Source code of charts:

-- BEGIN --

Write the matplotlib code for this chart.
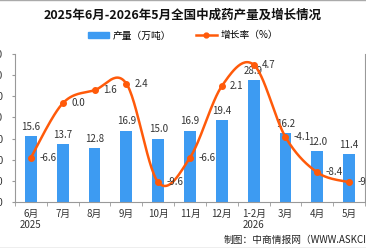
import matplotlib.pyplot as plt
import numpy as np
from matplotlib.patches import Patch
from matplotlib.lines import Line2D

plt.rcParams['font.family'] = ['Noto Sans CJK SC', 'DejaVu Sans']

months = ["6月\n2025", "7月", "8月", "9月", "10月", "11月", "12月", "1-2月\n2026", "3月", "4月", "5月"]
output = [15.6, 13.7, 12.8, 16.9, 15.0, 16.9, 19.4, 28.9, 16.2, 12.0, 11.4]
growth = [-6.6, 0.0, 1.6, 2.4, -9.6, -6.6, 2.1, 4.7, -4.1, -8.4, -9.6]

bar_color = '#3d9bf2'
line_color = '#ff5a0a'


def smooth(xs, ys, n=30):
    # catmull-rom curve through the points
    xs = np.asarray(xs, float)
    ys = np.asarray(ys, float)
    ox, oy = [], []
    k = len(xs)
    for i in range(k - 1):
        i0 = max(i - 1, 0)
        i3 = min(i + 2, k - 1)
        mx0 = (xs[i + 1] - xs[i0]) / 2
        my0 = (ys[i + 1] - ys[i0]) / 2
        mx1 = (xs[i3] - xs[i]) / 2
        my1 = (ys[i3] - ys[i]) / 2
        t = np.linspace(0, 1, n)
        h00 = 2 * t**3 - 3 * t**2 + 1
        h10 = t**3 - 2 * t**2 + t
        h01 = -2 * t**3 + 3 * t**2
        h11 = t**3 - t**2
        ox.extend(h00 * xs[i] + h10 * mx0 + h01 * xs[i + 1] + h11 * mx1)
        oy.extend(h00 * ys[i] + h10 * my0 + h01 * ys[i + 1] + h11 * my1)
    return np.array(ox), np.array(oy)


fig = plt.figure(figsize=(3.66, 2.48), dpi=100)
ax = fig.add_axes([15 / 366, 46 / 248, 350 / 366, 148 / 248])
x = np.arange(len(months))

bars = ax.bar(x, output, width=0.37, color=bar_color, zorder=2)
for xi, v in zip(x, output):
    ax.annotate(f"{v:.1f}", (xi, v), xytext=(0, 3), textcoords='offset points',
                ha='center', va='bottom', fontsize=7, color='#333333')

ax.set_xlim(-0.5, len(months) - 0.5)
ax.set_ylim(0, 35)
ax.set_yticks(np.arange(0, 36, 5))
ax.set_yticklabels([f"{v:.1f}" for v in np.arange(0, 36, 5)], fontsize=7, color='#333333')
ax.tick_params(axis='y', length=2.5, pad=6, color='#999999')
ax.set_xticks(x)
ax.set_xticklabels(months, fontsize=7, color='#333333', linespacing=1.1)
ax.set_xticks(np.arange(-0.5, len(months), 1), minor=True)
ax.tick_params(axis='x', which='major', length=0, pad=5)
ax.tick_params(axis='x', which='minor', length=3, color='#999999')
ax.spines['top'].set_visible(False)
ax.spines['right'].set_visible(False)
for s in ['left', 'bottom']:
    ax.spines[s].set_color('#999999')
    ax.spines[s].set_linewidth(0.8)

ax2 = ax.twinx()
ax2.set_ylim(-12, 6)
ax2.set_yticks([])
for s in ['top', 'left', 'bottom']:
    ax2.spines[s].set_visible(False)
ax2.spines['right'].set_color('#999999')
ax2.spines['right'].set_linewidth(0.8)

sx, sy = smooth(x, growth)
ax2.plot(sx, sy, color=line_color, lw=1.8, zorder=3)
ax2.plot(x, growth, 'o', color=line_color, ms=4, zorder=4)
for xi, v in zip(x, growth):
    ax2.annotate(f"{v:.1f}", (xi, v), xytext=(6, 0), textcoords='offset points',
                 ha='left', va='center', fontsize=7, color='#333333')

fig.text(0.5, 0.94, "2025年6月-2026年5月全国中成药产量及增长情况", ha='center', va='center',
         fontsize=9, fontweight='bold', color='#111111')

handles = [Patch(color=bar_color, label="产量（万吨）"),
           Line2D([0], [0], color=line_color, lw=1.8, marker='o', ms=3.5, label="增长率（%）")]
fig.legend(handles=handles, loc='center', bbox_to_anchor=(0.5, 0.857), ncol=2, frameon=False,
           fontsize=7, handlelength=2.2, handleheight=0.5, columnspacing=2.5, handletextpad=0.4)

fig.text(224 / 366, 8 / 248, "制图：中商情报网（WWW.ASKCI.COM）", ha='left', va='center',
         fontsize=7, color='#222222')

fig.add_artist(Line2D([0, 1], [0.998, 0.998], color='#aaaaaa', lw=1))
fig.add_artist(Line2D([0, 1], [0.002, 0.002], color='#aaaaaa', lw=1))

fig.savefig("out.png", dpi=100)
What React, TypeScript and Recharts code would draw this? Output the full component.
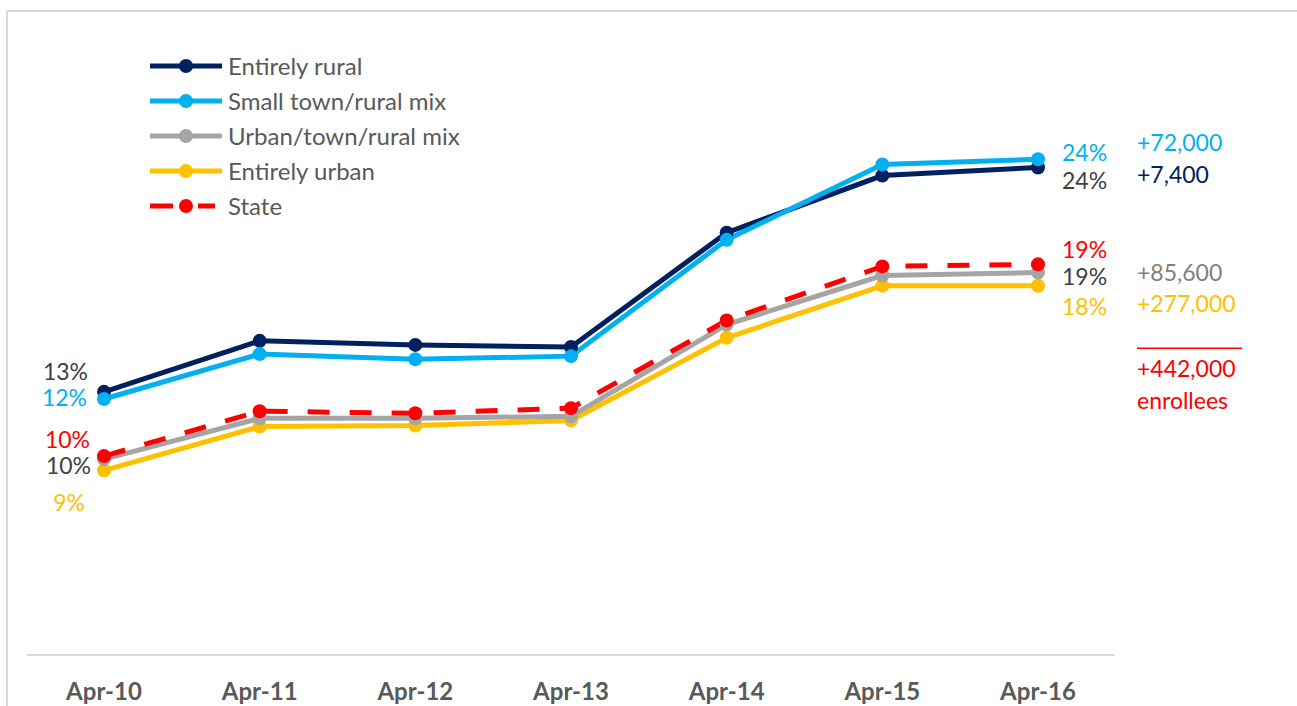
import { LabelList, Line, LineChart, XAxis, YAxis } from "recharts";

const months = ["Apr-10", "Apr-11", "Apr-12", "Apr-13", "Apr-14", "Apr-15", "Apr-16"];

// share of population enrolled, %
const entirelyRural = [12.9, 15.4, 15.2, 15.1, 20.7, 23.5, 23.9];
const smallTownRuralMix = [12.55, 14.75, 14.5, 14.65, 20.35, 24.05, 24.3];
const urbanTownRuralMix = [9.6, 11.6, 11.6, 11.7, 16.2, 18.6, 18.75];
const entirelyUrban = [9.05, 11.2, 11.25, 11.5, 15.55, 18.1, 18.1];
const stateTotal = [9.75, 11.95, 11.85, 12.1, 16.4, 19.05, 19.15];

const startLabels = ["13%", "12%", "10%", "9%", "10%"];
const endLabels = ["24%", "24%", "19%", "18%", "19%"];
const enrolleeChange = ["+7,400", "+72,000", "+85,600", "+277,000"];
const totalChange = "+442,000";
const totalChangeUnit = "enrollees";

const FONT = "Lato, 'Open Sans', sans-serif";
const FS = 24;
const LABEL_FS = 23;

type SeriesStyle = {
  key: string;
  name: string;
  color: string;
  labelColor: string;
  changeColor?: string;
  dashed?: boolean;
  startDx: number;
  startDy: number;
  endDy: number;
  changeDy: number;
};

const series: SeriesStyle[] = [
  { key: "rural", name: "Entirely rural", color: "#002060", labelColor: "#404040", changeColor: "#002060", startDx: -16, startDy: -21, endDy: 13, changeDy: 7 },
  { key: "small", name: "Small town/rural mix", color: "#00B0F0", labelColor: "#00B0F0", changeColor: "#00B0F0", startDx: -17, startDy: -2, endDy: -7, changeDy: -17 },
  { key: "mixed", name: "Urban/town/rural mix", color: "#A5A5A5", labelColor: "#404040", changeColor: "#7F7F7F", startDx: -13, startDy: 6, endDy: 3, changeDy: -1 },
  { key: "urban", name: "Entirely urban", color: "#FFC000", labelColor: "#FFC000", changeColor: "#FFC000", startDx: -19, startDy: 32, endDy: 20, changeDy: 17 },
  { key: "state", name: "State", color: "#FF0000", labelColor: "#FF0000", dashed: true, startDx: -14, startDy: -17, endDy: -15, changeDy: 0 },
];

const data = months.map((month, i) => ({
  month,
  rural: entirelyRural[i],
  small: smallTownRuralMix[i],
  mixed: urbanTownRuralMix[i],
  urban: entirelyUrban[i],
  state: stateTotal[i],
}));

const drawOrder = [0, 1, 3, 2, 4];

function makeLabel(idx: number) {
  const s = series[idx];
  return (props: any) => {
    const x = props.viewBox?.x ?? props.x;
    const y = props.viewBox?.y ?? props.y;
    const textProps = { dominantBaseline: "central" as const, fontSize: LABEL_FS, fontFamily: FONT };
    if (props.index === 0) {
      return (
        <text x={x + s.startDx} y={y + s.startDy} textAnchor="end" fill={s.labelColor} {...textProps}>
          {startLabels[idx]}
        </text>
      );
    }
    if (props.index === months.length - 1) {
      return (
        <g>
          <text x={x + 24} y={y + s.endDy} textAnchor="start" fill={s.labelColor} {...textProps}>
            {endLabels[idx]}
          </text>
          {s.changeColor && (
            <text x={x + 99} y={y + s.changeDy} textAnchor="start" fill={s.changeColor} {...textProps}>
              {enrolleeChange[idx]}
            </text>
          )}
          {s.key === "state" && (
            <g>
              <line x1={x + 99} x2={x + 204} y1={y + 84} y2={y + 84} stroke="#FF0000" strokeWidth={1.5} />
              <text x={x + 99} y={y + 104} fill="#FF0000" {...textProps}>{totalChange}</text>
              <text x={x + 99} y={y + 136} fill="#FF0000" {...textProps}>{totalChangeUnit}</text>
            </g>
          )}
        </g>
      );
    }
    return null;
  };
}

function LegendBox() {
  return (
    <div style={{ position: "absolute", left: 150, top: 48, fontFamily: FONT, fontSize: FS, color: "#595959" }}>
      {series.map((s) => (
        <div key={s.key} style={{ display: "flex", alignItems: "center", height: 35 }}>
          <svg width={72} height={16} style={{ marginRight: 6 }}>
            {s.dashed ? (
              <>
                <line x1={0} x2={23} y1={8} y2={8} stroke={s.color} strokeWidth={5} />
                <line x1={48} x2={65} y1={8} y2={8} stroke={s.color} strokeWidth={5} />
              </>
            ) : (
              <line x1={0} x2={72} y1={8} y2={8} stroke={s.color} strokeWidth={5} strokeLinecap="round" />
            )}
            <circle cx={36} cy={8} r={7} fill={s.color} />
          </svg>
          <span>{s.name}</span>
        </div>
      ))}
    </div>
  );
}

export default function App() {
  return (
    <div style={{ position: "absolute", left: 0, top: 0, width: 1297, height: 706, background: "#fff", fontFamily: FONT }}>
      <div
        style={{
          position: "absolute",
          left: 6,
          top: 10,
          right: 0,
          bottom: 0,
          borderTop: "2px solid #d9d9d9",
          borderLeft: "2px solid #d9d9d9",
        }}
      />
      <LineChart width={1297} height={706} data={data} margin={{ top: 43, right: 182, left: 27, bottom: 0 }}>
        <XAxis
          dataKey="month"
          height={51}
          padding={{ left: 77, right: 77 }}
          axisLine={{ stroke: "#d9d9d9", strokeWidth: 2 }}
          tickLine={false}
          tickMargin={22}
          tick={{ fill: "#595959", fontSize: FS, fontWeight: 700, fontFamily: FONT }}
        />
        <YAxis hide domain={[0, 30]} />
        {drawOrder.map((idx) => {
          const s = series[idx];
          return (
            <Line
              key={s.key}
              dataKey={s.key}
              name={s.name}
              type="linear"
              stroke={s.color}
              strokeWidth={5}
              strokeDasharray={s.dashed ? "22 20" : undefined}
              dot={{ r: 7, fill: s.color, stroke: s.color, strokeWidth: 0, strokeDasharray: "" }}
              activeDot={false}
              isAnimationActive={false}
            >
              <LabelList dataKey={s.key} content={makeLabel(idx)} />
            </Line>
          );
        })}
      </LineChart>
      <LegendBox />
    </div>
  );
}
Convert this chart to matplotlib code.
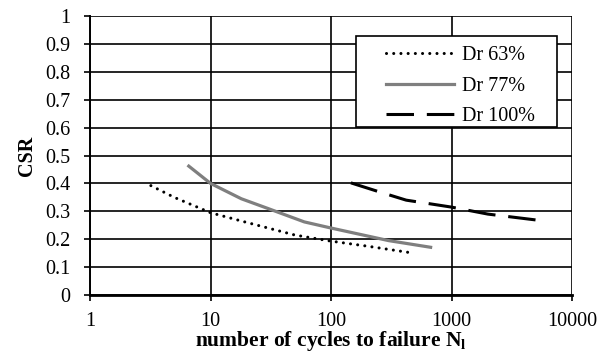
import matplotlib
import matplotlib.pyplot as plt
from matplotlib.patches import Rectangle

matplotlib.use('Agg')  # no display

plt.rcParams['font.family'] = ['Liberation Serif', 'DejaVu Serif']
plt.rcParams['mathtext.fontset'] = 'custom'
plt.rcParams['mathtext.rm'] = 'Liberation Serif'
plt.rcParams['mathtext.bf'] = 'Liberation Serif:bold'

#values (cycles, CSR)
n_63 = [3.2, 5, 10, 20, 50, 100, 200, 450]
csr_63 = [0.392, 0.35, 0.295, 0.26, 0.215, 0.193, 0.175, 0.152]

n_77 = [6.6, 10, 18, 30, 60, 100, 300, 670]
csr_77 = [0.462, 0.40, 0.345, 0.31, 0.262, 0.24, 0.195, 0.171]

n_100 = [146, 250, 420, 1000, 2000, 5000]
csr_100 = [0.402, 0.37, 0.34, 0.315, 0.29, 0.269]

x_ticks = [1, 10, 100, 1000, 10000]
x_labels = ["1", "10", "100", "1000", "10000"]
y_ticks = [0, 0.1, 0.2, 0.3, 0.4, 0.5, 0.6, 0.7, 0.8, 0.9, 1]
y_labels = ["0", "0.1", "0.2", "0.3", "0.4", "0.5", "0.6", "0.7", "0.8", "0.9", "1"]

fig = plt.figure(figsize=(6.08, 3.54), dpi=100)
ax = fig.add_axes([0.148, 0.1667, 0.793, 0.788])

ax.plot(n_63, csr_63, color="black", linestyle=(0, (0.01, 2.35)), dash_capstyle="round",
        linewidth=2.2, label="Dr 63%")
ax.plot(n_77, csr_77, color="#7f7f7f", linestyle="-", linewidth=2.3, label="Dr 77%")
ax.plot(n_100, csr_100, color="black", linestyle=(0, (9, 4.2)), linewidth=2.2, label="Dr 100%")

ax.set_xscale("log")
ax.set_xlim(1, 10000)
ax.set_ylim(0, 1)
ax.set_xticks(x_ticks)
ax.set_xticklabels(x_labels)
ax.minorticks_off()
ax.set_yticks(y_ticks)
ax.set_yticklabels(y_labels)
ax.tick_params(labelsize=14.5, length=4, width=1.2, color="black", direction="out")
ax.tick_params(axis="x", pad=8)
ax.tick_params(axis="y", pad=10)

ax.grid(visible=True, color="black", linewidth=1.2)
ax.set_axisbelow(True)
ax.spines["top"].set_visible(False)
ax.spines["right"].set_visible(False)
ax.spines["left"].set_linewidth(1.4)
ax.spines["bottom"].set_linewidth(2.0)

ax.set_xlabel(r"number of cycles to failure N$_{\mathbf{l}}$", fontsize=15.5, fontweight="bold", labelpad=-1)
ax.set_ylabel("CSR", fontsize=14.5, fontweight="bold", labelpad=6)

#legend box drawn separately so the padding matches
box = Rectangle((0.552, 0.602), 0.417, 0.328, transform=ax.transAxes, facecolor="white",
                edgecolor="black", linewidth=1.2, zorder=4)
ax.add_patch(box)
leg = ax.legend(loc="center right", bbox_to_anchor=(0.922, 0.749), fontsize=14.5,
                frameon=False, handlelength=3.4, handletextpad=0.35, labelspacing=0.55,
                borderpad=0, borderaxespad=0)
leg.set_zorder(5)

plt.savefig("out.png", dpi=100)
plt.close()
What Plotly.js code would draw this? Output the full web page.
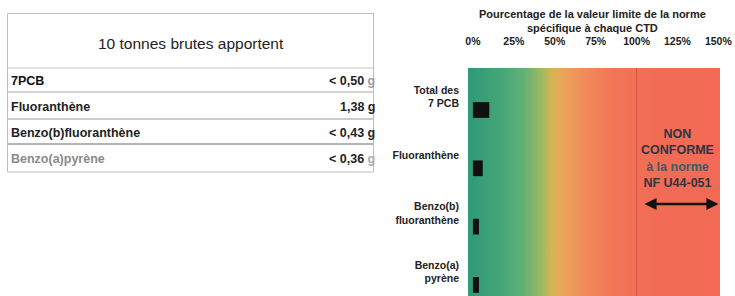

-- END --

STATED PROBLEM:
Gather each line of the records holding the string "full".

THE ANSWER:
What React, TypeScript and Recharts code would draw this? Output the full component.
What Plotly.js code would draw this? Output the full web page.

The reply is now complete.